A protest has been planned outside the Vortex on Friday night after calls to cancel the gig of a famous jazz musician accused of being an anti-Semite and Holocaust denier fell on deaf ears.

Saxophonist Gilad Atzmon, who will be performing with New York guitarist Saul Rubin, was stopped from playing at Islington Council’s assembly hall at Christmas on the basis his appearance “might harm” relationships with the borough’s Jewish community.

Now members of the Jewish community, from groups including Momentum, want the club in Gillett Square, Dalston, to follow suit. They have written to Labour councillors and MPs calling on them to support their protest against the man they have dubbed a “hate preacher” – but only received two responses.

Atzmon, an author who was born in Israel to a Jewish family, but no longer identifies as Jewish, played at the Vortex 18 months ago when calls to cancel his gig were rebuffed. He urged the protesters to report him to the police if they genuinely felt he was guilty of racism.

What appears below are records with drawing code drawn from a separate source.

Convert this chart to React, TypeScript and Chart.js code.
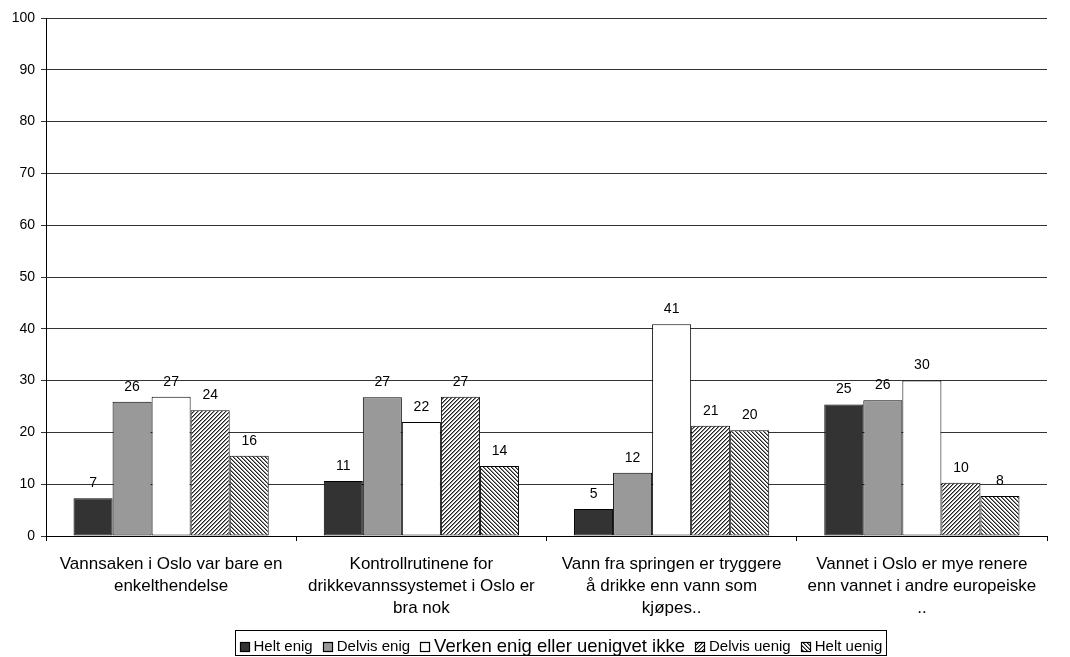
import React, { useEffect, useRef } from 'react';
import { Chart, registerables } from 'chart.js';
Chart.register(...registerables);

const categories: string[][] = [
  ['Vannsaken i Oslo var bare en', 'enkelthendelse'],
  ['Kontrollrutinene for', 'drikkevannssystemet i Oslo er', 'bra nok'],
  ['Vann fra springen er tryggere', 'å drikke enn vann som', 'kjøpes..'],
  ['Vannet i Oslo er mye renere', 'enn vannet i andre europeiske', '..'],
];
const seriesNames = ['Helt enig', 'Delvis enig', 'Verken enig eller uenigvet ikke', 'Delvis uenig', 'Helt uenig'];
const heltEnig = [7.3, 10.6, 5.2, 25.4];
const delvisEnig = [25.9, 26.8, 12.2, 26.2];
const verken = [26.9, 22.0, 40.9, 30.0];
const delvisUenig = [24.3, 26.9, 21.3, 10.3];
const heltUenig = [15.5, 13.5, 20.4, 7.7];
const yMin = 0;
const yMax = 100;
const yStep = 10;

const FONT = '"Liberation Sans", Arial, sans-serif';

function makePattern(dir: 'fwd' | 'back'): CanvasPattern | string {
  const size = 4;
  const c = document.createElement('canvas');
  c.width = size;
  c.height = size;
  const g = c.getContext('2d');
  if (!g) return '#888';
  g.fillStyle = '#ffffff';
  g.fillRect(0, 0, size, size);
  for (let x = 0; x < size; x++) {
    for (let y = 0; y < size; y++) {
      const k = dir === 'fwd' ? (x + y) % size : (x - y + size) % size;
      if (k === 0) {
        g.fillStyle = '#222222';
        g.fillRect(x, y, 1, 1);
      } else if (k === 1) {
        g.fillStyle = '#8a8a8a';
        g.fillRect(x, y, 1, 1);
      }
    }
  }
  const p = g.createPattern(c, 'repeat');
  return p || '#888';
}

export default function App() {
  const ref = useRef<HTMLCanvasElement | null>(null);
  useEffect(() => {
    if (!ref.current) return;
    const fwd = makePattern('fwd');
    const back = makePattern('back');
    const fills: any[] = ['#333333', '#999999', '#ffffff', fwd, back];
    const values = [heltEnig, delvisEnig, verken, delvisUenig, heltUenig];

    const labelPlugin = {
      id: 'valueLabels',
      afterDatasetsDraw(chart: any) {
        const ctx = chart.ctx;
        ctx.save();
        ctx.font = `14px ${FONT}`;
        ctx.fillStyle = '#000';
        ctx.textAlign = 'center';
        ctx.textBaseline = 'middle';
        chart.data.datasets.forEach((ds: any, i: number) => {
          const meta = chart.getDatasetMeta(i);
          meta.data.forEach((bar: any, j: number) => {
            ctx.fillText(String(Math.round(ds.data[j])), bar.x, bar.y - 15);
          });
        });
        ctx.restore();
      },
    };

    const legendPlugin = {
      id: 'customLegend',
      afterDraw(chart: any) {
        const ctx = chart.ctx;
        ctx.save();
        const sizes = [15, 15, 18.5, 15, 15];
        const sq = 10;
        const gapSq = 4;
        const gapItem = 10;
        const pad = 4;
        const widths = seriesNames.map((n, i) => {
          ctx.font = `${sizes[i]}px ${FONT}`;
          return ctx.measureText(n).width;
        });
        let total = pad * 2;
        widths.forEach((w, i) => {
          total += sq + gapSq + w + (i < widths.length - 1 ? gapItem : 0);
        });
        const cx = 560;
        const left = Math.round(cx - total / 2) + 0.5;
        const top = 630.5;
        const h = 25;
        ctx.strokeStyle = '#000';
        ctx.lineWidth = 1;
        ctx.strokeRect(left, top, Math.round(total), h);
        let x = left + pad;
        const cy = 646.5;
        seriesNames.forEach((n, i) => {
          const sx = Math.round(x);
          const sy = Math.round(cy - sq / 2);
          ctx.fillStyle = fills[i];
          ctx.fillRect(sx, sy, sq, sq);
          ctx.strokeStyle = '#000';
          ctx.lineWidth = 1.2;
          ctx.strokeRect(sx + 0.5, sy + 0.5, sq - 1, sq - 1);
          x += sq + gapSq;
          ctx.font = `${sizes[i]}px ${FONT}`;
          ctx.fillStyle = '#000';
          ctx.textAlign = 'left';
          ctx.textBaseline = 'middle';
          ctx.fillText(n, x, cy);
          x += widths[i] + gapItem;
        });
        ctx.restore();
      },
    };

    const chart = new Chart(ref.current, {
      type: 'bar',
      data: {
        labels: categories as any,
        datasets: seriesNames.map((name, i) => ({
          label: name,
          data: values[i],
          backgroundColor: fills[i],
          borderColor: '#000',
          borderWidth: 1,
          borderSkipped: false,
          categoryPercentage: 0.78,
          barPercentage: 1.0,
        })),
      },
      options: {
        animation: false,
        responsive: false,
        maintainAspectRatio: false,
        layout: { padding: { left: 0, right: 23, top: 18, bottom: 29 } },
        plugins: {
          legend: { display: false },
          tooltip: { enabled: false },
        },
        scales: {
          x: {
            offset: true,
            grid: {
              display: true,
              drawOnChartArea: false,
              drawTicks: true,
              tickLength: 5,
              color: '#000',
              offset: true,
            },
            border: { display: true, color: '#000', width: 1 },
            ticks: {
              autoSkip: false,
              maxRotation: 0,
              minRotation: 0,
              padding: 12,
              color: '#000',
              font: { family: FONT, size: 17, lineHeight: 1.3 },
            },
            afterFit(scale: any) {
              scale.height = 92;
            },
          },
          y: {
            min: yMin,
            max: yMax,
            ticks: {
              stepSize: yStep,
              padding: 6,
              color: '#000',
              font: { family: FONT, size: 14 },
            },
            grid: {
              color: '#333',
              lineWidth: 1,
              tickLength: 5,
              drawTicks: true,
            },
            border: { display: true, color: '#000', width: 1 },
            afterFit(scale: any) {
              scale.width = 46;
            },
          },
        },
      },
      plugins: [labelPlugin, legendPlugin],
    });
    return () => chart.destroy();
  }, []);

  return (
    <div style={{ position: 'absolute', left: 0, top: 0, width: 1070, height: 657, background: '#fff' }}>
      <canvas ref={ref} width={1070} height={657} style={{ width: 1070, height: 657, display: 'block' }} />
    </div>
  );
}
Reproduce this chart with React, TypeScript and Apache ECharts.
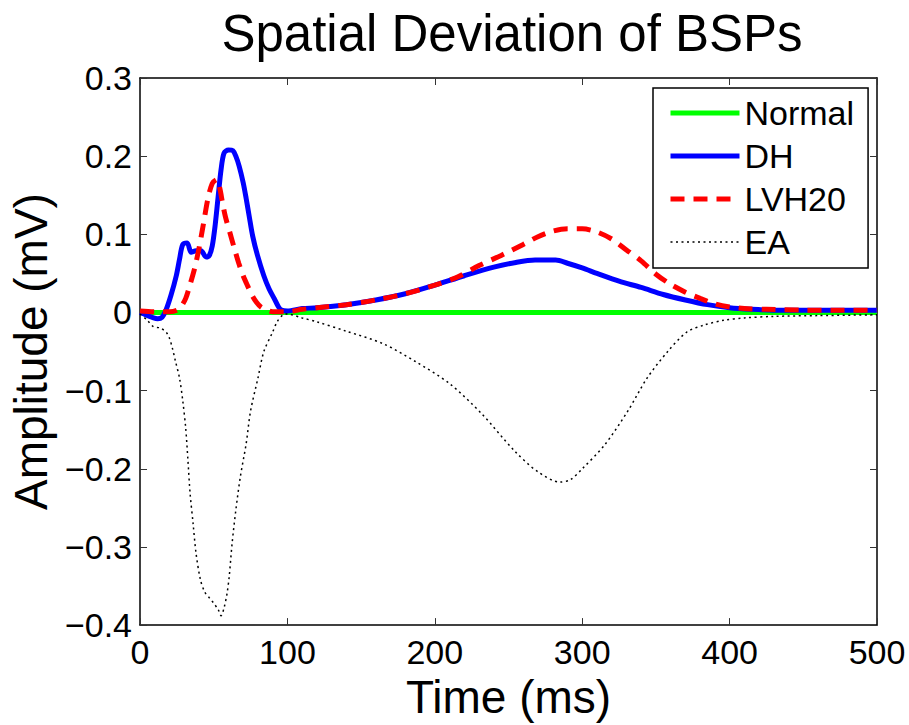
import React, { useEffect, useRef } from "react";
import * as echarts from "echarts";

const titleText = "Spatial Deviation of BSPs";
const xAxisName = "Time (ms)";
const yAxisName = "Amplitude (mV)";
const seriesNames = ["Normal", "DH", "LVH20", "EA"];

const normalTime = [0, 500];
const normalValues = [0, 0];

const dhTime = [0, 4, 8, 12, 15, 17.6, 21, 24.6, 26.8, 29, 32, 34.7, 38, 41.4, 44.8, 47, 49, 51, 53, 55, 57, 60, 63, 65, 67.3, 70, 72, 74, 76.4, 79.7, 84, 87.6, 91, 94, 96, 100, 110, 120, 140, 160, 180, 200, 220, 240, 255, 268, 275, 282, 290, 300, 310, 325, 340, 355, 370, 385, 400, 415, 430, 450, 475, 500];
const dhValues = [0, -0.003, -0.006, -0.008, -0.006, 0.003, 0.022, 0.047, 0.068, 0.087, 0.089, 0.077, 0.079, 0.079, 0.071, 0.073, 0.085, 0.112, 0.148, 0.183, 0.204, 0.208, 0.207, 0.2, 0.187, 0.166, 0.146, 0.124, 0.098, 0.073, 0.047, 0.03, 0.018, 0.007, 0.003, 0.002, 0.005, 0.006, 0.01, 0.016, 0.024, 0.035, 0.047, 0.058, 0.064, 0.067, 0.067, 0.067, 0.063, 0.057, 0.05, 0.04, 0.032, 0.023, 0.016, 0.01, 0.006, 0.004, 0.003, 0.003, 0.003, 0.003];

const lvhTime = [0, 10, 20, 25, 28, 31, 34, 37, 40, 43, 46, 49, 52, 54, 56, 58, 61, 64, 67, 70, 73, 76, 79, 82, 86, 90, 100, 110, 120, 140, 160, 180, 200, 215, 230, 245, 260, 270, 280, 290, 300, 310, 320, 330, 340, 350, 360, 370, 380, 390, 400, 410, 425, 450, 475, 500];
const lvhValues = [0.002, 0.001, 0.001, 0.003, 0.008, 0.018, 0.036, 0.056, 0.082, 0.113, 0.145, 0.165, 0.17, 0.16, 0.14, 0.122, 0.102, 0.082, 0.063, 0.047, 0.034, 0.022, 0.013, 0.007, 0.003, 0.001, 0.001, 0.004, 0.006, 0.01, 0.016, 0.024, 0.035, 0.045, 0.06, 0.073, 0.087, 0.097, 0.104, 0.107, 0.107, 0.103, 0.094, 0.08, 0.066, 0.049, 0.036, 0.026, 0.018, 0.011, 0.007, 0.005, 0.004, 0.003, 0.003, 0.003];

const eaTime = [0, 5, 9, 14, 18, 20, 22, 24, 26.8, 29, 31, 32.5, 34, 36, 38, 41, 44, 47, 50, 53, 55, 57, 59, 60.5, 62.5, 65, 68, 72, 75, 80, 84, 90, 93, 97, 100, 110, 120, 140, 165, 187, 210, 232, 254, 270, 285, 292, 300, 315, 331, 344, 358, 371, 383, 396, 410, 430, 460, 500];
const eaValues = [-0.002, -0.01, -0.018, -0.02, -0.026, -0.033, -0.046, -0.062, -0.084, -0.113, -0.148, -0.189, -0.232, -0.27, -0.308, -0.342, -0.358, -0.365, -0.372, -0.38, -0.388, -0.378, -0.36, -0.338, -0.295, -0.253, -0.211, -0.168, -0.126, -0.084, -0.05, -0.025, -0.012, -0.003, -0.002, -0.007, -0.012, -0.024, -0.04, -0.063, -0.091, -0.13, -0.177, -0.204, -0.217, -0.214, -0.2, -0.17, -0.126, -0.084, -0.05, -0.025, -0.016, -0.01, -0.007, -0.005, -0.004, -0.003];

const xMin = 0;
const xMax = 500;
const xInterval = 100;
const yMin = -0.4;
const yMax = 0.3;
const yInterval = 0.1;

const FONT = "'Liberation Sans', Arial, Helvetica, sans-serif";

function pairs(t: number[], v: number[]) {
  return t.map((x, i) => [x, v[i]]);
}

function fmtY(v: number) {
  const r = Math.round(v * 10) / 10;
  if (r === 0) return "0";
  return r < 0 ? "\u2212" + Math.abs(r).toFixed(1) : r.toFixed(1);
}

export default function App() {
  const ref = useRef<HTMLDivElement>(null);
  useEffect(() => {
    if (!ref.current) return;
    const chart = echarts.init(ref.current, null, { renderer: "svg" });
    const axisLine = { show: true, onZero: false, lineStyle: { color: "#000", width: 1.5 } };
    const tick = { show: true, inside: true, length: 7, lineStyle: { color: "#333", width: 1 } };
    chart.setOption({
      animation: false,
      backgroundColor: "#fff",
      title: {
        text: titleText,
        left: 507,
        textAlign: "center",
        top: 3,
        textStyle: { fontFamily: FONT, fontSize: 51, fontWeight: "normal", color: "#000" },
      },
      grid: { left: 137, right: 32, top: 78, bottom: 95, containLabel: false },
      legend: {
        orient: "vertical",
        left: 653,
        top: 88,
        data: seriesNames,
        backgroundColor: "#fff",
        borderColor: "#000",
        borderWidth: 1.5,
        borderRadius: 0,
        padding: [8, 14, 9, 15],
        itemGap: 9,
        itemWidth: 69,
        itemHeight: 14,
        selectedMode: false,
        itemStyle: { opacity: 0 },
        lineStyle: { width: "inherit", type: "inherit" },
        textStyle: { fontFamily: FONT, fontSize: 34, color: "#000" },
      },
      xAxis: [
        {
          type: "value",
          min: xMin,
          max: xMax,
          interval: xInterval,
          position: "bottom",
          name: xAxisName,
          nameLocation: "middle",
          nameGap: 27,
          nameTextStyle: { fontFamily: FONT, fontSize: 46, color: "#000" },
          axisLine,
          axisTick: tick,
          axisLabel: { fontFamily: FONT, fontSize: 34, color: "#000", margin: 10 },
          splitLine: { show: false },
        },
        {
          type: "value",
          min: xMin,
          max: xMax,
          interval: xInterval,
          position: "top",
          axisLine,
          axisTick: tick,
          axisLabel: { show: false },
          splitLine: { show: false },
        },
      ],
      yAxis: [
        {
          type: "value",
          min: yMin,
          max: yMax,
          interval: yInterval,
          position: "left",
          name: yAxisName,
          nameLocation: "middle",
          nameGap: 80,
          nameTextStyle: { fontFamily: FONT, fontSize: 46, color: "#000" },
          axisLine,
          axisTick: tick,
          axisLabel: { fontFamily: FONT, fontSize: 34, color: "#000", margin: 8, formatter: fmtY },
          splitLine: { show: false },
        },
        {
          type: "value",
          min: yMin,
          max: yMax,
          interval: yInterval,
          position: "right",
          axisLine,
          axisTick: tick,
          axisLabel: { show: false },
          splitLine: { show: false },
        },
      ],
      series: [
        {
          name: seriesNames[0],
          type: "line",
          data: pairs(normalTime, normalValues),
          symbol: "none",
          lineStyle: { color: "#00ff00", width: 5 },
          itemStyle: { color: "#00ff00" },
          z: 2,
        },
        {
          name: seriesNames[1],
          type: "line",
          data: pairs(dhTime, dhValues),
          symbol: "none",
          smooth: 0.3,
          lineStyle: { color: "#0000ff", width: 5 },
          itemStyle: { color: "#0000ff" },
          z: 3,
        },
        {
          name: seriesNames[2],
          type: "line",
          data: pairs(lvhTime, lvhValues),
          symbol: "none",
          smooth: 0.3,
          lineStyle: { color: "#ff0000", width: 5, type: [14, 9] },
          itemStyle: { color: "#ff0000" },
          z: 4,
        },
        {
          name: seriesNames[3],
          type: "line",
          data: pairs(eaTime, eaValues),
          symbol: "none",
          smooth: 0.3,
          lineStyle: { color: "#000", width: 1.5, type: [2, 3.5] },
          itemStyle: { color: "#000" },
          z: 5,
        },
      ],
    });
    return () => chart.dispose();
  }, []);
  return (
    <div
      ref={ref}
      style={{ position: "fixed", left: 0, top: 0, width: 909, height: 725, background: "#fff" }}
    />
  );
}
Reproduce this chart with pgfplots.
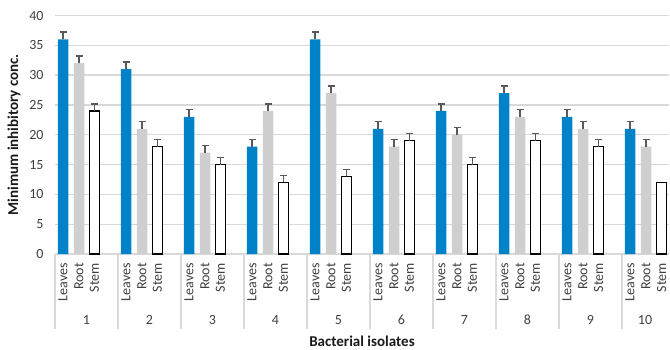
\documentclass[border=0pt]{standalone}
\usepackage{pgfplots}
\pgfplotsset{compat=1.18}
\usepackage{fontspec}
\setmainfont{Carlito}
\definecolor{leafblue}{RGB}{0,130,200}
\definecolor{rootgray}{RGB}{208,207,207}
\definecolor{gridgray}{RGB}{217,217,217}
\definecolor{errgray}{RGB}{89,89,89}
\definecolor{txt}{RGB}{64,64,64}
\begin{document}
\begin{tikzpicture}
\useasboundingbox (0,0) rectangle (670pt,349pt);
\begin{axis}[
  at={(55pt,95pt)}, anchor=south west,
  scale only axis, width=614pt, height=238.5pt,
  xmin=0, xmax=9.746, ymin=0, ymax=40,
  clip=false,
  axis line style={draw=none},
  ymajorgrids, grid style={gridgray, line width=1.3pt},
  ytick={0,5,...,40},
  major tick length=0pt,
  /pgf/number format/assume math mode=true,
  yticklabel style={font=\fontsize{14}{16}\selectfont, text=txt, xshift=-8pt},
  xtick={0.127,0.381,0.627,1.127,1.381,1.627,2.127,2.381,2.627,3.127,3.381,3.627,4.127,4.381,4.627,5.127,5.381,5.627,6.127,6.381,6.627,7.127,7.381,7.627,8.127,8.381,8.627,9.127,9.381,9.627},
  xticklabels={Leaves,Root,Stem,Leaves,Root,Stem,Leaves,Root,Stem,Leaves,Root,Stem,Leaves,Root,Stem,Leaves,Root,Stem,Leaves,Root,Stem,Leaves,Root,Stem,Leaves,Root,Stem,Leaves,Root,Stem},
  xticklabel style={yshift=-9pt, rotate=90, anchor=east, inner sep=0pt, font=\fontsize{14}{16}\selectfont, text=txt},
  ylabel={Minimum inhibitory conc.},
  xlabel={Bacterial isolates},
  every axis y label/.style={at={(axis description cs:0,0.5)}, xshift=-41pt, rotate=90, anchor=center, font=\bfseries\fontsize{15}{17}\selectfont, text=black!90},
  every axis x label/.style={at={(axis description cs:0.5,0)}, anchor=center, yshift=-87pt, font=\bfseries\fontsize{15}{17}\selectfont, text=black!90},
  error bars/y dir=plus, error bars/y explicit,
  error bars/error bar style={line width=1.5pt, errgray},
  error bars/error mark options={rotate=90, mark size=3.5pt, line width=1.5pt, errgray},
]
% Leaves
\addplot[ybar, bar width=10.5pt, fill=leafblue, draw=none] coordinates {
 (0.127,36) +- (0,1.2) (1.127,31) +- (0,1.2) (2.127,23) +- (0,1.2) (3.127,18) +- (0,1.2) (4.127,36) +- (0,1.2)
 (5.127,21) +- (0,1.2) (6.127,24) +- (0,1.2) (7.127,27) +- (0,1.2) (8.127,23) +- (0,1.2) (9.127,21) +- (0,1.2)};
% Root
\addplot[ybar, bar width=10.5pt, fill=rootgray, draw=none] coordinates {
 (0.381,32) +- (0,1.2) (1.381,21) +- (0,1.2) (2.381,17) +- (0,1.2) (3.381,24) +- (0,1.2) (4.381,27) +- (0,1.2)
 (5.381,18) +- (0,1.2) (6.381,20) +- (0,1.2) (7.381,23) +- (0,1.2) (8.381,21) +- (0,1.2) (9.381,18) +- (0,1.2)};
% Stem
\addplot[ybar, bar width=9.5pt, fill=white, draw=black, line width=1.4pt] coordinates {
 (0.627,24) +- (0,1.2) (1.627,18) +- (0,1.2) (2.627,15) +- (0,1.2) (3.627,12) +- (0,1.2) (4.627,13) +- (0,1.2)
 (5.627,19) +- (0,1.2) (6.627,15) +- (0,1.2) (7.627,19) +- (0,1.2) (8.627,18) +- (0,1.2)};
\addplot[ybar, bar width=9.5pt, fill=white, draw=black, line width=1.4pt, error bars/y dir=none] coordinates {(9.627,12)};
% separators
\pgfplotsinvokeforeach{0,1,2,3,4,5,6,7,8,9}{
  \draw[gridgray, line width=1.2pt] (axis cs:#1,0) -- ++(0pt,-75pt);
}
\node[font=\fontsize{14}{16}\selectfont, text=txt, yshift=-66pt] at (axis cs:0.5,0) {1};
\node[font=\fontsize{14}{16}\selectfont, text=txt, yshift=-66pt] at (axis cs:1.5,0) {2};
\node[font=\fontsize{14}{16}\selectfont, text=txt, yshift=-66pt] at (axis cs:2.5,0) {3};
\node[font=\fontsize{14}{16}\selectfont, text=txt, yshift=-66pt] at (axis cs:3.5,0) {4};
\node[font=\fontsize{14}{16}\selectfont, text=txt, yshift=-66pt] at (axis cs:4.5,0) {5};
\node[font=\fontsize{14}{16}\selectfont, text=txt, yshift=-66pt] at (axis cs:5.5,0) {6};
\node[font=\fontsize{14}{16}\selectfont, text=txt, yshift=-66pt] at (axis cs:6.5,0) {7};
\node[font=\fontsize{14}{16}\selectfont, text=txt, yshift=-66pt] at (axis cs:7.5,0) {8};
\node[font=\fontsize{14}{16}\selectfont, text=txt, yshift=-66pt] at (axis cs:8.5,0) {9};
\node[font=\fontsize{14}{16}\selectfont, text=txt, yshift=-66pt] at (axis cs:9.365,0) {10};
\end{axis}
\end{tikzpicture}
\end{document}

Atzmon, who has likened the Israeli government’s “ethnic cleansing” of Palestinians to the Holocaust, and describes himself as “critical of Jewish identity politics”, told the Gazette: “As an anti-racist I will be delighted to be punished once they manage to find a single comment made by me where I criticise Jews or anyone else as a race, ethnicity or biology. I am strongly criticising Jewish politics and culture – not Jewish people. I’m touring and teaching in Germany constantly, and Germany doesn’t tolerate any form of Holocaust denial. I would be behind bars, so it is a lie. Anti-Semites don’t play with Jews. Hitler wouldn’t form a jazz band with a Jew.”

But community activist Boaz Ben Hanoch, who expects about 100 people to turn up on Friday night, said: “The Vortex hails itself as a community venue but by hosting, promoting and giving a platform to Atzmon who mixes his politics with his music, the club is supporting his beliefs.

“In terms of reporting him to the police, no I haven’t. The laws around that kind of stuff are quite specific, and Gilad is a master of the art of shrouding a lot of what he says in psychobabble. It’s not easy to pin him down in those kinds of contexts.”